* [What this task involves] Output a verbatim copy of the data, cut off after the line that contains "35, 40, 45];".

* [Records for the task]
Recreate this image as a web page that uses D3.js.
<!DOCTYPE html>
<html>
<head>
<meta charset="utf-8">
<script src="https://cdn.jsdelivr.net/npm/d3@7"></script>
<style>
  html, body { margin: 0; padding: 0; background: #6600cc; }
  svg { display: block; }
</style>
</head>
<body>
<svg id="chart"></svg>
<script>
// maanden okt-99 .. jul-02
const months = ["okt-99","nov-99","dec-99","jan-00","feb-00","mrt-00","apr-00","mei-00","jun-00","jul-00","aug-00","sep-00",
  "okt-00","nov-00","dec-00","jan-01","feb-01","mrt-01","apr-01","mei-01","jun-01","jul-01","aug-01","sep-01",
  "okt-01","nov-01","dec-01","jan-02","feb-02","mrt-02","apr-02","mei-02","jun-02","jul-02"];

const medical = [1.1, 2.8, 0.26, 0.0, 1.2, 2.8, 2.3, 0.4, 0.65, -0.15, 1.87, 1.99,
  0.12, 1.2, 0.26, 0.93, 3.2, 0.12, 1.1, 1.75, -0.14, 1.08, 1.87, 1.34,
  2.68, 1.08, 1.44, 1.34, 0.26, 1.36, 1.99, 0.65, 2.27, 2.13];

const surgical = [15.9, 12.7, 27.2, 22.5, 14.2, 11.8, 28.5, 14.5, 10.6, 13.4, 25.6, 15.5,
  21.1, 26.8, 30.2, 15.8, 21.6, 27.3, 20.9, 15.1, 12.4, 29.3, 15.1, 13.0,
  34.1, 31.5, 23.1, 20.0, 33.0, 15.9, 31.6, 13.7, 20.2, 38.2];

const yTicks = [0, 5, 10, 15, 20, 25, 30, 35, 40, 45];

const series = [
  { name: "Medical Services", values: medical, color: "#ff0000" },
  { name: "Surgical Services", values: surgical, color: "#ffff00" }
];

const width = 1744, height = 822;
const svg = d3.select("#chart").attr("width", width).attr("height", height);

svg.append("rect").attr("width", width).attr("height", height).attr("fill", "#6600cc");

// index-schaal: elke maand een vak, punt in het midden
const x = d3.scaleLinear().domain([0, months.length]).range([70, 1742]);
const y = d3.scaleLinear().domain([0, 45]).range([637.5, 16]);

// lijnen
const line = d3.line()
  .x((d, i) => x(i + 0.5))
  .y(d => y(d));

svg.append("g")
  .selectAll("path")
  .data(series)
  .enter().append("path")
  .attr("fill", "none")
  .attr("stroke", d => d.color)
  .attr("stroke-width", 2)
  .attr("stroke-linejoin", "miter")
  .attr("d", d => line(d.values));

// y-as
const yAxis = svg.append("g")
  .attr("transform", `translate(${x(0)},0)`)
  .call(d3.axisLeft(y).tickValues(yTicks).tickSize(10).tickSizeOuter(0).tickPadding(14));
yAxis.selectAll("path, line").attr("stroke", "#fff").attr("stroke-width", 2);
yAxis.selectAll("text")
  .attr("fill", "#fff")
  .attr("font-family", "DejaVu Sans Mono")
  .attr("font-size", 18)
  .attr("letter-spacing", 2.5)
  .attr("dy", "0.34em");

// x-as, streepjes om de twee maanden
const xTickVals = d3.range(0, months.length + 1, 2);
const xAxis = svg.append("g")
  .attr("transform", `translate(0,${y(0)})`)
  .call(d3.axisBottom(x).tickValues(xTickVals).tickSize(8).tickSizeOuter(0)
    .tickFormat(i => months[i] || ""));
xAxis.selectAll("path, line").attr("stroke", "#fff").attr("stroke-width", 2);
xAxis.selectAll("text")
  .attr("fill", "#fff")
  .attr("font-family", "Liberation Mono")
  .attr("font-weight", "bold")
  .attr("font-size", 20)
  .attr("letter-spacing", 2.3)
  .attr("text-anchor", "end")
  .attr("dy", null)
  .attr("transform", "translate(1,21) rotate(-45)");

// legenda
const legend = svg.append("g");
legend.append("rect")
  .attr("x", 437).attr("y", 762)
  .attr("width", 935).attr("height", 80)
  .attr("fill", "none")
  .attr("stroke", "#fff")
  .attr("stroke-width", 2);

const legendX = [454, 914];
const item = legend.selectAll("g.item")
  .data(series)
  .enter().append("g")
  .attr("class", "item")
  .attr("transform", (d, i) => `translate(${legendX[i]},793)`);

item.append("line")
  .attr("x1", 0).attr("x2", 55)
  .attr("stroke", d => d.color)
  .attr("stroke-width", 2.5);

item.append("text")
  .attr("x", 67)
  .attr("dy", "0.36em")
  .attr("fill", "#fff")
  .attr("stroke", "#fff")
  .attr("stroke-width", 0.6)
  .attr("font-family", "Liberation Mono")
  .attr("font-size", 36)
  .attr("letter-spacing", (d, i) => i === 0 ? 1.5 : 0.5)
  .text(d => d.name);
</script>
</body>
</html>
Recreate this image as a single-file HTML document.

* [Written response]
Recreate this image as a web page that uses D3.js.
<!DOCTYPE html>
<html>
<head>
<meta charset="utf-8">
<script src="https://cdn.jsdelivr.net/npm/d3@7"></script>
<style>
  html, body { margin: 0; padding: 0; background: #6600cc; }
  svg { display: block; }
</style>
</head>
<body>
<svg id="chart"></svg>
<script>
// maanden okt-99 .. jul-02
const months = ["okt-99","nov-99","dec-99","jan-00","feb-00","mrt-00","apr-00","mei-00","jun-00","jul-00","aug-00","sep-00",
  "okt-00","nov-00","dec-00","jan-01","feb-01","mrt-01","apr-01","mei-01","jun-01","jul-01","aug-01","sep-01",
  "okt-01","nov-01","dec-01","jan-02","feb-02","mrt-02","apr-02","mei-02","jun-02","jul-02"];

const medical = [1.1, 2.8, 0.26, 0.0, 1.2, 2.8, 2.3, 0.4, 0.65, -0.15, 1.87, 1.99,
  0.12, 1.2, 0.26, 0.93, 3.2, 0.12, 1.1, 1.75, -0.14, 1.08, 1.87, 1.34,
  2.68, 1.08, 1.44, 1.34, 0.26, 1.36, 1.99, 0.65, 2.27, 2.13];

const surgical = [15.9, 12.7, 27.2, 22.5, 14.2, 11.8, 28.5, 14.5, 10.6, 13.4, 25.6, 15.5,
  21.1, 26.8, 30.2, 15.8, 21.6, 27.3, 20.9, 15.1, 12.4, 29.3, 15.1, 13.0,
  34.1, 31.5, 23.1, 20.0, 33.0, 15.9, 31.6, 13.7, 20.2, 38.2];

const yTicks = [0, 5, 10, 15, 20, 25, 30, 35, 40, 45];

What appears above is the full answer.